Task details: Quote word for word the lines below, beginning with the first and ending with the one that has "8.2e-10, 4.3e-9, 2.5e-5];". Drop the pictures.
[Start of Information provided]
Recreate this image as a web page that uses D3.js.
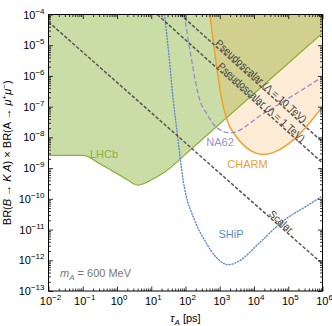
<!DOCTYPE html>
<html>
<head>
<meta charset="utf-8">
<script src="https://cdn.jsdelivr.net/npm/d3@7"></script>
<style>
  body { margin: 0; background: #fff; }
  svg { display: block; font-family: "Liberation Sans", Arial, sans-serif; }
</style>
</head>
<body>
<svg id="svg" width="332" height="326"></svg>
<script>
// DATA //

// LHCb excluded region (lower boundary), tau in ps
const lhcbTau = [0.01, 0.1, 0.32, 0.7, 2.0, 3.0, 4.2, 6, 10, 28, 150, 1e6];
const lhcbBR  = [2.6e-9, 2.6e-9, 1.38e-9, 8.3e-10, 4.2e-10, 3.1e-10, 2.8e-10, 3.1e-10, 4.1e-10, 8.2e-10, 4.3e-9, 2.5e-5];

// CHARM excluded region (lower boundary)
const charmTau = [518, 1160, 1980, 2430, 5430, 8700, 18000, 56000, 1.7e5, 1e6];
const charmBR  = [1e-4, 1.6e-7, 2.15e-8, 1.5e-8, 5.1e-9, 3.5e-9, 2.75e-9, 4e-9, 1e-8, 1e-7];

// NA62 projection
const na62Tau = [91, 97, 135, 263, 417, 813, 2000, 18600, 1e6];
const na62BR  = [1e-4, 6.6e-5, 6.9e-6, 1.6e-7, 5.9e-8, 2.1e-8, 1.4e-8, 5.9e-8, 9.3e-7];

// SHiP projection
const shipTau = [24.5, 32, 44, 56, 86, 189, 370, 813, 1780, 4000, 12600, 70800, 4.3e5, 1e6];
const shipBR  = [1e-4, 6.3e-6, 1.6e-7, 1.7e-8, 3.9e-10, 1.9e-11, 4.3e-12, 1.2e-12, 7.2e-13, 1e-12, 3.2e-12, 1.9e-11, 6.8e-11, 1.26e-10];

// Model lines (BR ~ 1/tau)
const scalarTau = [0.01, 1e6];
const scalarBR  = [5.75e-5, 7.6e-13];
const pseudo10Tau = [70.8, 1e6];
const pseudo10BR  = [1e-4, 7.1e-9];
const pseudo1Tau = [14.9, 1e6];
const pseudo1BR  = [1e-4, 1.48e-9];

// Axis ticks
const xTickExp = [-2, -1, 0, 1, 2, 3, 4, 5, 6];
const yTickExp = [-13, -12, -11, -10, -9, -8, -7, -6, -5, -4];

// MAIN //

const svg = d3.select("#svg");
const margin = {top: 14.5, right: 9.5, bottom: 35, left: 48.5};
const width = 332 - margin.left - margin.right;
const height = 326 - margin.top - margin.bottom;

const g = svg.append("g")
  .attr("transform", `translate(${margin.left},${margin.top})`);

const x = d3.scaleLog().domain([1e-2, 1e6]).range([0, width]);
const y = d3.scaleLog().domain([1e-13, 1e-4]).range([height, 0]);

const zip = (ts, bs) => ts.map((t, i) => [t, bs[i]]);

svg.append("defs").append("clipPath").attr("id", "clip")
  .append("rect").attr("width", width).attr("height", height);

const plot = g.append("g").attr("clip-path", "url(#clip)");

const area = d3.area()
  .x(d => x(d[0])).y0(d => y(d[1])).y1(-2)
  .curve(d3.curveMonotoneX);
const line = d3.line()
  .x(d => x(d[0])).y(d => y(d[1]))
  .curve(d3.curveMonotoneX);

// Filled regions
plot.append("path").attr("d", area(zip(lhcbTau, lhcbBR)))
  .attr("fill", "rgb(140,180,60)").attr("fill-opacity", 0.45);
plot.append("path").attr("d", area(zip(charmTau, charmBR)))
  .attr("fill", "rgb(240,160,48)").attr("fill-opacity", 0.2);

// Boundaries
plot.append("path").attr("d", line(zip(lhcbTau, lhcbBR)))
  .attr("fill", "none").attr("stroke", "#8db33d").attr("stroke-width", 1.3);
plot.append("path").attr("d", line(zip(charmTau, charmBR)))
  .attr("fill", "none").attr("stroke", "#f0a030").attr("stroke-width", 1.5);
plot.append("path").attr("d", line(zip(na62Tau, na62BR)))
  .attr("fill", "none").attr("stroke", "#9a8fd2").attr("stroke-width", 1.4)
  .attr("stroke-dasharray", "5,2.5");
plot.append("path").attr("d", line(zip(shipTau, shipBR)))
  .attr("fill", "none").attr("stroke", "#5b8ad0").attr("stroke-width", 1.4)
  .attr("stroke-dasharray", "1,2").attr("stroke-linecap", "round");

// Model lines
[[scalarTau, scalarBR], [pseudo10Tau, pseudo10BR], [pseudo1Tau, pseudo1BR]].forEach(([ts, bs]) => {
  plot.append("path").attr("d", d3.line().x(d => x(d[0])).y(d => y(d[1]))(zip(ts, bs)))
    .attr("fill", "none").attr("stroke", "#555").attr("stroke-width", 1.5)
    .attr("stroke-dasharray", "3.5,1.8");
});

// Rotated label along a model line
function lineLabel(ts, bs, tAt, text, dy) {
  const ang = Math.atan2(y(bs[1]) - y(bs[0]), x(ts[1]) - x(ts[0])) * 180 / Math.PI;
  const k = (Math.log10(tAt) - Math.log10(ts[0])) / (Math.log10(ts[1]) - Math.log10(ts[0]));
  const b = Math.pow(10, Math.log10(bs[0]) + k * (Math.log10(bs[1]) - Math.log10(bs[0])));
  g.append("text")
    .attr("transform", `translate(${x(tAt)},${y(b)}) rotate(${ang})`)
    .attr("dy", dy)
    .attr("font-size", "10px").attr("fill", "#444")
    .text(text);
}
lineLabel(pseudo10Tau, pseudo10BR, 680, "Pseudoscalar (Λ = 10 TeV)", -1);
lineLabel(pseudo1Tau, pseudo1BR, 800, "Pseudoscalar (Λ = 1 TeV)", -1);
lineLabel(scalarTau, scalarBR, 25000, "Scalar", -1);

// Region labels
const label = (tx, ty, text, color) => g.append("text")
  .attr("x", tx).attr("y", ty).attr("text-anchor", "middle")
  .attr("font-size", "11px").attr("fill", color).text(text);
label(104 - margin.left, 158 - margin.top, "LHCb", "#8db33d");
label(220 - margin.left, 146 - margin.top, "NA62", "#9a8fd2");
label(247.5 - margin.left, 168 - margin.top, "CHARM", "#f0a030");
label(231 - margin.left, 238 - margin.top, "SHiP", "#5b8ad0");

const mass = g.append("text").attr("x", 60 - margin.left).attr("y", 277 - margin.top)
  .attr("font-size", "11px").attr("fill", "#777");
mass.append("tspan").attr("font-style", "italic").text("m");
mass.append("tspan").attr("font-size", "8px").attr("dy", 2.5).attr("font-style", "italic").text("A");
mass.append("tspan").attr("dy", -2.5).text(" = 600 MeV");

// AXES //

const minors = [];
for (let e = -13; e < 6; e++) for (let m = 2; m <= 9; m++) minors.push(m * Math.pow(10, e));
const xMinor = minors.filter(v => v > 1e-2 && v < 1e6);
const yMinor = minors.filter(v => v > 1e-13 && v < 1e-4);
const xMajor = xTickExp.map(e => Math.pow(10, e));
const yMajor = yTickExp.map(e => Math.pow(10, e));

const tickAxis = (gen, vals, size, tr) => g.append("g")
  .attr("transform", tr)
  .call(gen.tickValues(vals).tickSize(size).tickFormat(""))
  .call(s => s.select(".domain").remove())
  .call(s => s.selectAll("line").attr("stroke", "#000").attr("stroke-width", 0.8));

tickAxis(d3.axisBottom(x), xMajor, -4.5, `translate(0,${height})`);
tickAxis(d3.axisBottom(x), xMinor, -2.5, `translate(0,${height})`);
tickAxis(d3.axisTop(x), xMajor, -4.5, "translate(0,0)");
tickAxis(d3.axisTop(x), xMinor, -2.5, "translate(0,0)");
tickAxis(d3.axisLeft(y), yMajor, -4.5, "translate(0,0)");
tickAxis(d3.axisLeft(y), yMinor, -2.5, "translate(0,0)");
tickAxis(d3.axisRight(y), yMajor, -4.5, `translate(${width},0)`);
tickAxis(d3.axisRight(y), yMinor, -2.5, `translate(${width},0)`);

g.append("rect").attr("width", width).attr("height", height)
  .attr("fill", "none").attr("stroke", "#000").attr("stroke-width", 1);

// Tick labels with superscript exponents
function powLabel(sel, e) {
  sel.append("tspan").text("10");
  sel.append("tspan").attr("font-size", "8px").attr("dy", -5)
    .text(e < 0 ? "\u2212" + (-e) : String(e));
}
xTickExp.forEach(e => {
  const t = g.append("text").attr("x", x(Math.pow(10, e)) + 2).attr("y", height + 14)
    .attr("text-anchor", "middle").attr("font-size", "11px").attr("fill", "#000");
  powLabel(t, e);
});
yTickExp.forEach(e => {
  const t = g.append("text").attr("x", -4).attr("y", y(Math.pow(10, e)) + 4)
    .attr("text-anchor", "end").attr("font-size", "11px").attr("fill", "#000");
  powLabel(t, e);
});

// Axis titles
const xt = g.append("text").attr("x", width / 2).attr("y", height + 31)
  .attr("text-anchor", "middle").attr("font-size", "11px");
xt.append("tspan").attr("font-style", "italic").text("τ");
xt.append("tspan").attr("font-style", "italic").attr("font-size", "8px").attr("dy", 2.5).text("A");
xt.append("tspan").attr("dy", -2.5).text(" [ps]");

const yt = g.append("text")
  .attr("transform", `translate(${-38},${height / 2}) rotate(-90)`)
  .attr("text-anchor", "middle").attr("font-size", "11px");
yt.append("tspan").text("BR(");
yt.append("tspan").attr("font-style", "italic").text("B");
yt.append("tspan").text(" → ");
yt.append("tspan").attr("font-style", "italic").text("K A");
yt.append("tspan").text(") × BR(A → ");
yt.append("tspan").attr("font-style", "italic").text("μ");
yt.append("tspan").attr("font-size", "8px").attr("dy", -4).text("+");
yt.append("tspan").attr("font-style", "italic").attr("dy", 4).text("μ");
yt.append("tspan").attr("font-size", "8px").attr("dy", -4).text("−");
yt.append("tspan").attr("dy", 4).text(")");
</script>
</body>
</html>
[End of Information provided]
Finished task:
Recreate this image as a web page that uses D3.js.
<!DOCTYPE html>
<html>
<head>
<meta charset="utf-8">
<script src="https://cdn.jsdelivr.net/npm/d3@7"></script>
<style>
  body { margin: 0; background: #fff; }
  svg { display: block; font-family: "Liberation Sans", Arial, sans-serif; }
</style>
</head>
<body>
<svg id="svg" width="332" height="326"></svg>
<script>
// DATA //

// LHCb excluded region (lower boundary), tau in ps
const lhcbTau = [0.01, 0.1, 0.32, 0.7, 2.0, 3.0, 4.2, 6, 10, 28, 150, 1e6];
const lhcbBR  = [2.6e-9, 2.6e-9, 1.38e-9, 8.3e-10, 4.2e-10, 3.1e-10, 2.8e-10, 3.1e-10, 4.1e-10, 8.2e-10, 4.3e-9, 2.5e-5];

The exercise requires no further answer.